Beranda Artikel Karsono dan Perjuangannya Melawan Pemberontakan di Surabaya

Karsono dan Perjuangannya Melawan Pemberontakan di Surabaya

BERBAGI
Karsono, seorang revolusioner di kota Surabaya (Dok. Ist)

Artikel | DETaK

Setiap tahun, Indonesia merayakan hari pahlawan atau hari-hari nasional seperti hari
kemerdekaan yang tidak bisa terlepas dari perjuangan para pahlawan nasional maupun para
pejuang dari daerah-daerah kota kecil. Dalam perjuangannya, para pejuang Indonesia
melakukan perlawanan terhadap para penjajah yang ingin melakukan penjajahan di negara
Indonesia dengan gigih dan pantang menyerah.

Salah satu kota di Indonesia yang memiliki tanggal bersejarah adalah kota Surabaya.
Tanggal tersebut jatuh pada 10 November yang diperingati sebagai hari pahlawan.
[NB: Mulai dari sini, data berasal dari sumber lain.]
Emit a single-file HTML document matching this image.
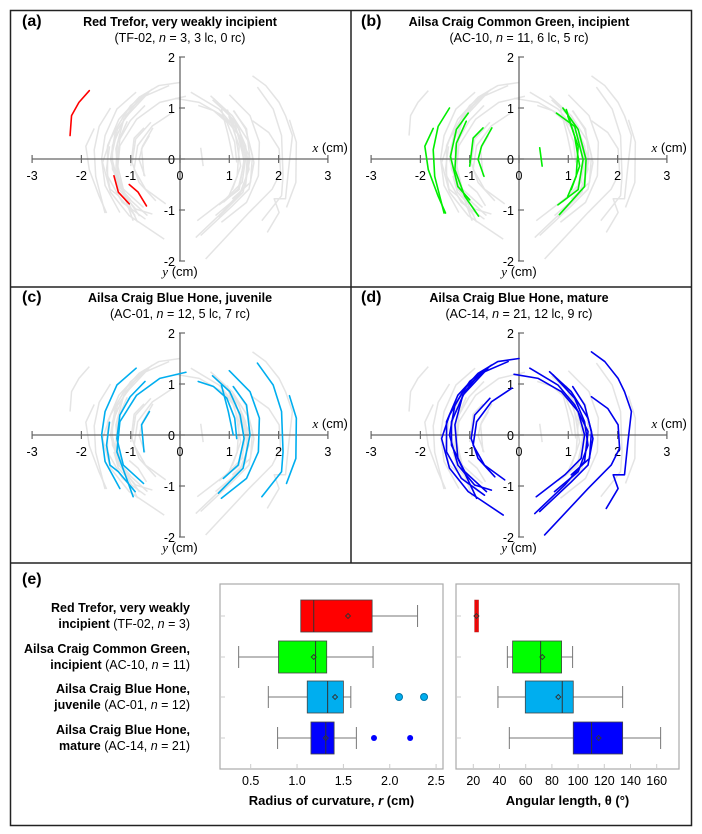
<!DOCTYPE html>
<html><head><meta charset="utf-8">
<style>
body{margin:0;background:#fff;}
svg{display:block;font-family:"Liberation Sans",sans-serif;}
</style></head>
<body>
<svg id="fig" width="702" height="834" viewBox="0 0 702 834" xmlns="http://www.w3.org/2000/svg">
<rect x="10.5" y="10.5" width="681" height="815" fill="#fff" stroke="#222" stroke-width="1.5"/>
<line x1="351" y1="10" x2="351" y2="563" stroke="#222" stroke-width="1.5"/>
<line x1="10" y1="287" x2="692" y2="287" stroke="#222" stroke-width="1.5"/>
<line x1="10" y1="563" x2="692" y2="563" stroke="#222" stroke-width="1.5"/>
<g id="panels"></g>
<g id="boxes"></g>
</svg>
<script>
// ---------- arc data (cm, y positive up) ----------
const redArcs = [
 [[-2.23,0.46],[-2.2,0.85],[-2.05,1.11],[-1.84,1.34]],
 [[-1.34,-0.33],[-1.25,-0.65],[-1.03,-0.88]],
 [[-1.03,-0.5],[-0.85,-0.65],[-0.68,-0.92]]
];
const greenArcs = [
 [[-1.41,1.0],[-1.64,0.64],[-1.74,0.18],[-1.71,-0.34],[-1.52,-1.06]],
 [[-1.74,0.6],[-1.91,0.25],[-1.84,-0.21],[-1.64,-0.73],[-1.49,-1.06]],
 [[-1.03,0.9],[-1.27,0.58],[-1.39,0.05],[-1.24,-0.54],[-1.0,-0.8]],
 [[-1.07,0.74],[-1.27,0.31],[-1.3,-0.21],[-1.1,-0.73],[-0.82,-1.12]],
 [[-0.73,0.61],[-0.93,0.41],[-1.0,-0.14]],
 [[-0.55,0.61],[-0.76,0.25],[-0.83,-0.01],[-0.71,-0.34]],
 [[0.42,0.22],[0.47,-0.14]],
 [[0.76,0.9],[1.13,0.64],[1.3,-0.01],[1.2,-0.6],[0.79,-0.9]],
 [[0.89,1.0],[1.2,0.58],[1.36,-0.01],[1.33,-0.54],[0.82,-1.09]],
 [[0.96,0.97],[1.13,0.44],[1.23,-0.14],[1.06,-0.6]],
 [[0.99,0.84],[1.2,0.25],[1.16,-0.34],[0.99,-0.73]]
];
const lightBlueArcs = [
 [[-0.89,1.31],[-1.28,0.98],[-1.52,0.46],[-1.59,0],[-1.52,-0.52],[-1.22,-1.05]],
 [[-0.71,1.05],[-1.01,0.75],[-1.22,0.39],[-1.28,-0.07],[-1.15,-0.59],[-0.74,-0.95]],
 [[0.12,1.23],[-0.41,1.11],[-0.88,0.78],[-1.22,0.26],[-1.28,-0.33],[-0.95,-1.21]],
 [[-1.43,0.25],[-1.49,-0.2],[-1.42,-0.59],[-1.25,-0.72],[-0.91,-1.11]],
 [[-0.62,0.46],[-0.78,0.2],[-0.73,-0.33]],
 [[0.37,1.05],[0.68,0.95],[0.95,0.72],[1.11,0.33],[1.15,-0.07]],
 [[0.66,1.16],[1.01,0.85],[1.22,0.39],[1.3,-0.07],[1.18,-0.59],[0.88,-0.85]],
 [[0.84,0.98],[0.98,0.46],[1.08,0]],
 [[1.08,0.95],[1.35,0.59],[1.42,0],[1.28,-0.65],[0.78,-1.14]],
 [[1.0,1.26],[1.42,0.85],[1.61,0.33],[1.59,-0.33],[1.35,-0.85],[0.84,-1.24]],
 [[1.57,1.41],[1.89,0.98],[2.06,0.46],[2.09,-0.33],[2.06,-0.72],[1.66,-1.21]],
 [[2.22,0.77],[2.36,0.33],[2.35,-0.46],[2.16,-0.95]]
];
const blueArcs = [
 [[0,1.5],[-0.43,1.44],[-0.83,1.21],[-1.24,0.78],[-1.47,0.26],[-1.47,-0.33],[-1.17,-0.85],[-0.7,-1.18]],
 [[-0.22,1.44],[-0.7,1.24],[-1.1,0.92],[-1.41,0.39],[-1.57,-0.07],[-1.41,-0.65],[-1.03,-1.11],[-0.32,-1.57]],
 [[-0.56,1.37],[-1.0,1.05],[-1.3,0.59],[-1.41,0],[-1.24,-0.59],[-0.9,-0.98],[-0.56,-1.08]],
 [[-0.63,1.31],[-1.14,0.78],[-1.3,0.2],[-1.24,-0.46],[-0.86,-1.24]],
 [[-0.76,1.24],[-1.1,0.85],[-1.37,0.26],[-1.37,-0.2],[-1.1,-0.72],[-0.66,-1.11]],
 [[-0.59,0.72],[-0.9,0.39],[-0.97,-0.07],[-0.83,-0.46],[-0.49,-0.82]],
 [[-0.14,0.92],[-0.56,0.65],[-0.86,0.26],[-0.93,-0.2],[-0.7,-0.59],[-0.29,-0.88]],
 [[-0.1,1.19],[0.39,1.11],[0.86,0.85],[1.2,0.46],[1.33,0],[1.26,-0.46],[0.93,-0.78],[0.35,-1.21]],
 [[0.22,1.31],[0.79,0.98],[1.13,0.59],[1.4,0.07],[1.33,-0.52],[0.93,-0.98],[0.32,-1.54]],
 [[0.62,1.24],[1.06,0.85],[1.4,0.33],[1.5,-0.07],[1.4,-0.59],[1.06,-0.92],[0.42,-1.5]],
 [[0.69,1.18],[1.13,0.72],[1.33,0.26],[1.4,-0.2],[1.2,-0.72],[0.72,-1.11]],
 [[1.09,0.95],[1.33,0.59],[1.47,0.07],[1.43,-0.46],[1.06,-0.78]],
 [[1.47,0.75],[1.8,0.52],[2.01,0.2],[2.04,-0.26],[1.87,-0.59],[1.4,-1.05],[0.52,-1.96]],
 [[1.47,1.63],[1.74,1.44],[2.01,1.11],[2.14,0.85],[2.28,0.46],[2.21,-0.13],[2.14,-0.78],[1.91,-0.78],[2.01,-1.05],[1.77,-1.44]]
];
const xTicks = [-3,-2,-1,0,1,2,3];
const yTicks = [2,1,0,-1,-2];

// ---------- box plot data ----------
const groups = ["red","green","lightblue","blue"];
const rStats = [ // min, q1, median, mean, q3, max
 [1.04,1.04,1.18,1.55,1.81,2.30],
 [0.37,0.80,1.20,1.18,1.32,1.82],
 [0.69,1.11,1.33,1.41,1.50,1.58],
 [0.79,1.15,1.31,1.31,1.40,1.64]
];
const rOutliers = [[],[],[2.10,2.37],[1.83,2.22]];
const tStats = [
 [21.0,21.0,22.4,22.4,24.0,24.0],
 [46,50,71.4,72.7,87.4,95.8],
 [38.8,59.7,87.9,84.9,96.3,134],
 [47.5,96.3,110.3,115.7,134,163]
];
const rTickLabels = ["0.5","1.0","1.5","2.0","2.5"];
const tTickLabels = ["20","40","60","80","100","120","140","160"];

const NS="http://www.w3.org/2000/svg";
function mk(tag,attrs,parent,txt){const e=document.createElementNS(NS,tag);for(const k in attrs)e.setAttribute(k,attrs[k]);if(txt!==undefined)e.textContent=txt;parent.appendChild(e);return e;}

const colors=["#ff0000","#00ee00","#00aeef","#0000ee"];
const fills=["#ff0000","#00ff00","#00aeef","#0000ff"];
const allArcs=[redArcs,greenArcs,lightBlueArcs,blueArcs];
const panelInfo=[
 {ox:180,oy:159,lab:"(a)",t1:"Red Trefor, very weakly incipient",sub:["(TF-02, ","n"," = 3, 3 lc, 0 rc)"]},
 {ox:519,oy:159,lab:"(b)",t1:"Ailsa Craig Common Green, incipient",sub:["(AC-10, ","n"," = 11, 6 lc, 5 rc)"]},
 {ox:180,oy:435,lab:"(c)",t1:"Ailsa Craig Blue Hone, juvenile",sub:["(AC-01, ","n"," = 12, 5 lc, 7 rc)"]},
 {ox:519,oy:435,lab:"(d)",t1:"Ailsa Craig Blue Hone, mature",sub:["(AC-14, ","n"," = 21, 12 lc, 9 rc)"]}
];
const SX=49.3, SY=51;
const P=document.getElementById('panels');
panelInfo.forEach((p,i)=>{
 const g=mk('g',{},P);
 
 
 const px=v=>p.ox+v*SX, py=v=>p.oy-v*SY;
 const lb=mk('text',{x:p.ox-158,y:p.oy-133,'font-size':16,'font-weight':'bold',fill:'#000'},g,p.lab);
 
 
 const t=mk('text',{x:p.ox,y:p.oy-133,'font-size':12.5,'font-weight':'bold','text-anchor':'middle'},g,p.t1);
 
 
 const s=mk('text',{x:p.ox,y:p.oy-117,'font-size':12.5,'text-anchor':'middle'},g);
 
 
 mk('tspan',{},s,p.sub[0]);mk('tspan',{'font-style':'italic'},s,p.sub[1]);mk('tspan',{},s,p.sub[2]);
 allArcs.forEach((set,si)=>{ if(si===i)return; set.forEach(a=>{
   const pl=mk('polyline',{points:a.map(q=>px(q[0])+','+py(q[1])).join(' '),fill:'none',stroke:'#e4e4e4','stroke-width':1.5,'stroke-linejoin':'round'},g);
   
   
 });});
 const ax=mk('line',{x1:px(-3),y1:p.oy,x2:px(3),y2:p.oy,stroke:'#666','stroke-width':1.3},g);
 
 
 const ay=mk('line',{x1:p.ox,y1:py(2),x2:p.ox,y2:py(-2),stroke:'#666','stroke-width':1.3},g);
 
 
 xTicks.forEach(v=>{
   mk('line',{x1:px(v),y1:p.oy-4,x2:px(v),y2:p.oy+4,stroke:'#666','stroke-width':1.2},g);
   const tl=mk('text',{x:px(v),y:p.oy+21,'font-size':12.5,'text-anchor':'middle'},g,String(v));
   
   
 });
 yTicks.forEach(v=>{
   mk('line',{x1:p.ox-1,y1:py(v),x2:p.ox+5,y2:py(v),stroke:'#666','stroke-width':1.2},g);
   if(v===0)return;
   const tl=mk('text',{x:p.ox-5,y:py(v)+5,'font-size':12.5,'text-anchor':'end'},g,String(v));
   
   
 });
 const z=mk('text',{x:p.ox-5,y:p.oy+5,'font-size':12.5,'text-anchor':'end'},g,'0');
 
 
 const xt=mk('text',{x:px(3)+20,y:p.oy-7,'font-size':13,'text-anchor':'end'},g);
 
 
 mk('tspan',{'font-family':'Liberation Serif,serif','font-style':'italic'},xt,'x');mk('tspan',{},xt,' (cm)');
 const yt=mk('text',{x:p.ox,y:py(-2)+15,'font-size':13,'text-anchor':'middle'},g);
 
 
 mk('tspan',{'font-family':'Liberation Serif,serif','font-style':'italic'},yt,'y');mk('tspan',{},yt,' (cm)');
 allArcs[i].forEach(a=>{
   const pl=mk('polyline',{points:a.map(q=>px(q[0])+','+py(q[1])).join(' '),fill:'none',stroke:colors[i],'stroke-width':1.6,'stroke-linejoin':'round','stroke-linecap':'round'},g);
   
   
 });
});

// ---------- panel (e) ----------
const B=document.getElementById('boxes');
const el=mk('text',{x:22,y:584,'font-size':16,'font-weight':'bold'},B,'(e)');


const rowY=[616,657,697,738];
const cat=[["Red Trefor, very weakly","incipient"," (TF-02, ","n"," = 3)"],
 ["Ailsa Craig Common Green,","incipient"," (AC-10, ","n"," = 11)"],
 ["Ailsa Craig Blue Hone,","juvenile"," (AC-01, ","n"," = 12)"],
 ["Ailsa Craig Blue Hone,","mature"," (AC-14, ","n"," = 21)"]];
cat.forEach((c,i)=>{
 const t1=mk('text',{x:190,y:rowY[i]-4,'font-size':12.5,'font-weight':'bold','text-anchor':'end'},B,c[0]);
 
 
 const t2=mk('text',{x:190,y:rowY[i]+12,'font-size':12.5,'text-anchor':'end'},B);
 
 
 mk('tspan',{'font-weight':'bold'},t2,c[1]);mk('tspan',{},t2,c[2]);mk('tspan',{'font-style':'italic'},t2,c[3]);mk('tspan',{},t2,c[4]);
});
function boxPlot(x0,x1,scale,stats,outl,ticks,tickVal,title,name){
 const g=mk('g',{},B);
 
 
 const fr=mk('rect',{x:x0,y:584,width:x1-x0,height:185,fill:'#fff',stroke:'#aaa','stroke-width':1.2},g);
 
 
 rowY.forEach(y=>mk('line',{x1:x0,y1:y,x2:x0+5,y2:y,stroke:'#ccc'},g));
 ticks.forEach((l,k)=>{
   const x=scale(tickVal(k));
   mk('line',{x1:x,y1:769,x2:x,y2:764,stroke:'#ccc'},g);
   const t=mk('text',{x:x,y:785,'font-size':12.5,'text-anchor':'middle'},g,l);
   
   
 });
 stats.forEach((s,i)=>{
   const y=rowY[i],h=16;
   const hasW=s[0]<s[1]||s[5]>s[4];
   if(s[0]<s[1]){
     mk('line',{x1:scale(s[0]),y1:y,x2:scale(s[1]),y2:y,stroke:'#777'},g);
     mk('line',{x1:scale(s[0]),y1:y-11,x2:scale(s[0]),y2:y+11,stroke:'#777'},g);
   }
   if(s[5]>s[4]){
     mk('line',{x1:scale(s[4]),y1:y,x2:scale(s[5]),y2:y,stroke:'#777'},g);
     mk('line',{x1:scale(s[5]),y1:y-11,x2:scale(s[5]),y2:y+11,stroke:'#777'},g);
   }
   const r=mk('rect',{x:scale(s[1]),y:y-h,width:Math.max(scale(s[4])-scale(s[1]),3),height:2*h,fill:fills[i],stroke:hasW?'#444':'#aa2222','stroke-width':hasW?0.8:0.5},g);
   
   
   mk('line',{x1:scale(s[2]),y1:y-h,x2:scale(s[2]),y2:y+h,stroke:hasW?'#333':'#aa2222','stroke-width':hasW?1:0.6},g);
   const m=scale(s[3]);
   const d=mk('path',{d:`M${m-2.5},${y} L${m},${y-2.5} L${m+2.5},${y} L${m},${y+2.5}Z`,fill:'none',stroke:'#333','stroke-width':0.9},g);
   
   
   (outl[i]||[]).forEach(v=>{
     const c=mk('circle',{cx:scale(v),cy:y,r:i===2?3.5:3,fill:fills[i],stroke:i===2?'#0077aa':'none'},g);
     
     
   });
 });
 const at=mk('text',{x:(x0+x1)/2,y:805,'font-size':13,'font-weight':'bold','text-anchor':'middle'},g);
 
 
 title.forEach(p=>mk('tspan',p[1]?{'font-style':'italic'}:{},at,p[0]));
}
const rScale=v=>250.7+92.7*(v-0.5);
const tScale=v=>473.3+1.31*(v-20);
boxPlot(220,443,rScale,rStats,rOutliers,rTickLabels,k=>0.5+0.5*k,[["Radius of curvature, "],["r",1],[" (cm)"]],'radius-boxplot');
boxPlot(456,679,tScale,tStats,[[],[],[],[]],tTickLabels,k=>20+20*k,[["Angular length, θ (°)"]],'angle-boxplot');
</script>
</body></html>
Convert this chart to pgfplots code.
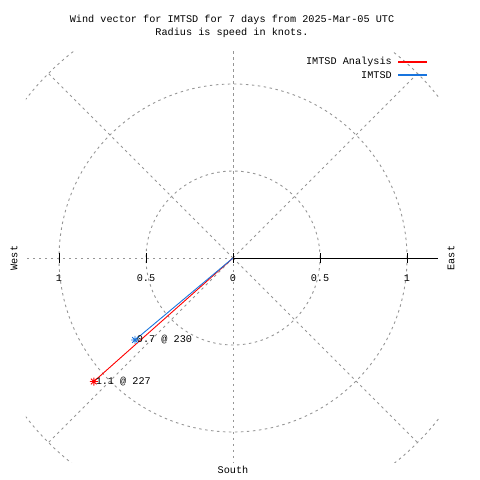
\documentclass[border=0pt]{standalone}
\usepackage{fontspec}
\setmainfont{Liberation Mono}
\setmonofont{Liberation Mono}
\usepackage{pgfplots}
\pgfplotsset{compat=1.18}
\definecolor{gpblue}{RGB}{24,116,222}
\definecolor{gpred}{RGB}{255,0,0}
\definecolor{gridgray}{RGB}{150,150,150}
\pgfdeclareplotmark{gpstar}{%
  \pgfpathmoveto{\pgfqpoint{-\pgfplotmarksize}{0pt}}%
  \pgfpathlineto{\pgfqpoint{\pgfplotmarksize}{0pt}}%
  \pgfpathmoveto{\pgfqpoint{0pt}{-\pgfplotmarksize}}%
  \pgfpathlineto{\pgfqpoint{0pt}{\pgfplotmarksize}}%
  \pgfpathmoveto{\pgfqpoint{-0.7\pgfplotmarksize}{-0.7\pgfplotmarksize}}%
  \pgfpathlineto{\pgfqpoint{0.7\pgfplotmarksize}{0.7\pgfplotmarksize}}%
  \pgfpathmoveto{\pgfqpoint{-0.7\pgfplotmarksize}{0.7\pgfplotmarksize}}%
  \pgfpathlineto{\pgfqpoint{0.7\pgfplotmarksize}{-0.7\pgfplotmarksize}}%
  \pgfusepathqstroke}
\begin{document}
\begin{tikzpicture}[font=\fontsize{10.2}{13}\selectfont]
\path[use as bounding box] (0,0) rectangle (480pt,480pt);
\begin{axis}[
  x=174pt, y=174pt,
  anchor=origin, at={(233pt,222pt)},
  xmin=-1.19, xmax=1.184, ymin=-1.178, ymax=1.184,
  axis lines=none,
  clip=true,
]
% polar grid
\begin{scope}[gridgray, line width=0.9pt, dash pattern=on 2.5pt off 3.5pt]
\draw (axis cs:0,0) circle[radius=87pt];
\draw (axis cs:0,0) circle[radius=174pt];
\draw (axis cs:0,0) circle[radius=261pt];
\draw (axis cs:0,0) -- (axis cs:1.0607,1.0607);
\draw (axis cs:0,0) -- (axis cs:-1.0607,1.0607);
\draw (axis cs:0,0) -- (axis cs:-1.0607,-1.0607);
\draw (axis cs:0,0) -- (axis cs:1.0607,-1.0607);
\draw (axis cs:0,0) -- (axis cs:0,1.5);
\draw (axis cs:0,0) -- (axis cs:0,-1.5);
\draw (axis cs:0,0) -- (axis cs:-1.5,0);
\end{scope}
% r axis
\draw[black, line width=0.8pt] (axis cs:0,0) -- (axis cs:1.177,0);
\foreach \t in {-1,-0.5,0,0.5,1}{
  \edef\temp{\noexpand\draw[black, line width=0.8pt] (axis cs:\t,-0.026) -- (axis cs:\t,0.026);}
  \temp
}
\node at (axis cs:-1,-0.115) {1};
\node at (axis cs:-0.5,-0.115) {0.5};
\node at (axis cs:0,-0.115) {0};
\node at (axis cs:0.5,-0.115) {0.5};
\node at (axis cs:1,-0.115) {1};
% data
\addplot[color=gpred, line width=0.9pt, mark=gpstar, mark size=4pt, mark indices={2}]
  coordinates {(0,0) (-0.80,-0.71)}
  node[pos=1, anchor=west, text=black, inner sep=0pt, xshift=1.5pt] {1.1 @ 227};
\addplot[color=gpblue, line width=0.9pt, mark=gpstar, mark size=4pt, mark indices={2}]
  coordinates {(0,0) (-0.563,-0.471)}
  node[pos=1, anchor=west, text=black, inner sep=0pt, xshift=1.5pt] {0.7 @ 230};
\end{axis}
% legend
\node[anchor=east, inner sep=0pt] at (392pt,418pt) {IMTSD Analysis};
\node[anchor=east, inner sep=0pt] at (392pt,405pt) {IMTSD};
\draw[gpred, line width=1.2pt] (398pt,418pt) -- (427pt,418pt);
\draw[gpblue, line width=1.2pt] (398pt,405pt) -- (427pt,405pt);
\node[align=center] at (232pt,453.5pt) {Wind vector for IMTSD for 7 days from 2025-Mar-05 UTC\\Radius is speed in knots.};
\node[rotate=90] at (14pt,222pt) {West};
\node[rotate=90] at (451pt,222pt) {East};
\node at (233pt,10pt) {South};
\end{tikzpicture}
\end{document}
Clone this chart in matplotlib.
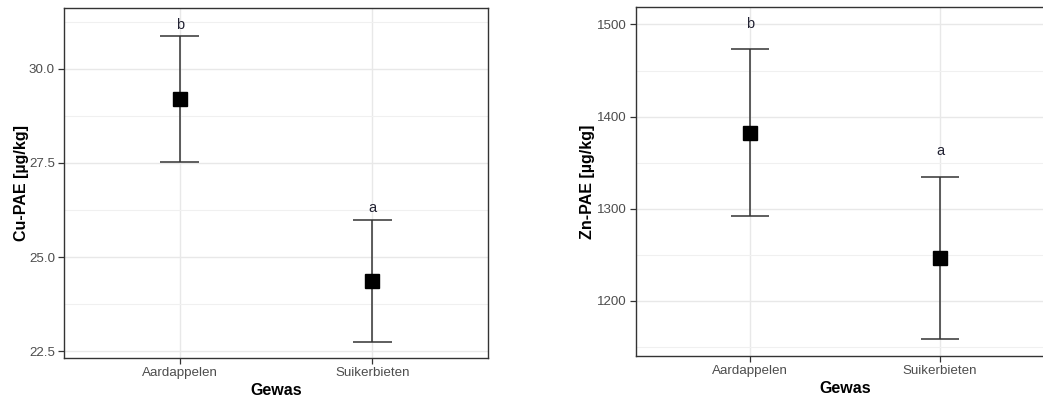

Banyak
sekali pahlawan atau pejuang revolusioner yang mengusir penjajah di kota Surabaya, salah
satu di antaranya ialah Karsono. Pada masa penjajahan bangsa Belanda dan Jepang, Karsono
adalah seorang pejuang yang secara langsung ikut berperang dalam usaha perlawanan dan
mengusir para penjajah dari kota Surabaya ini. Karsono pernah ikut dalam peristiwa yang
sangat bersejarah di Indonesia tepatnya di kota Surabaya, yaitu pertempuran yang dikenal
oleh bangsa Indonesia dengan sebutan pertempuran 10 November pada tahun 1945 dalam
rangka melawan tentara sekutu yang memboncengi NICA (Netherland Indies Civil
Administration).

Iklan Souvenir DETaK

Karsono yang tergabung dalam pasukan atau laskar yang bernama BPRI (Barisan
Pemberontakan Republik Indonesia) yang dipimpin oleh bapak Soetomo atau yang lebih
dikenal dengan sebutan Bung Tomo. Karsono mengaku bahwa dia dan pejuang-pejuang lain
lebih sering melakukan serangan ke posko-posko penjagaan tentara sekutu seperti di daerah
Darmo, Tanjung Perak, dan lain-lain pada malam hari.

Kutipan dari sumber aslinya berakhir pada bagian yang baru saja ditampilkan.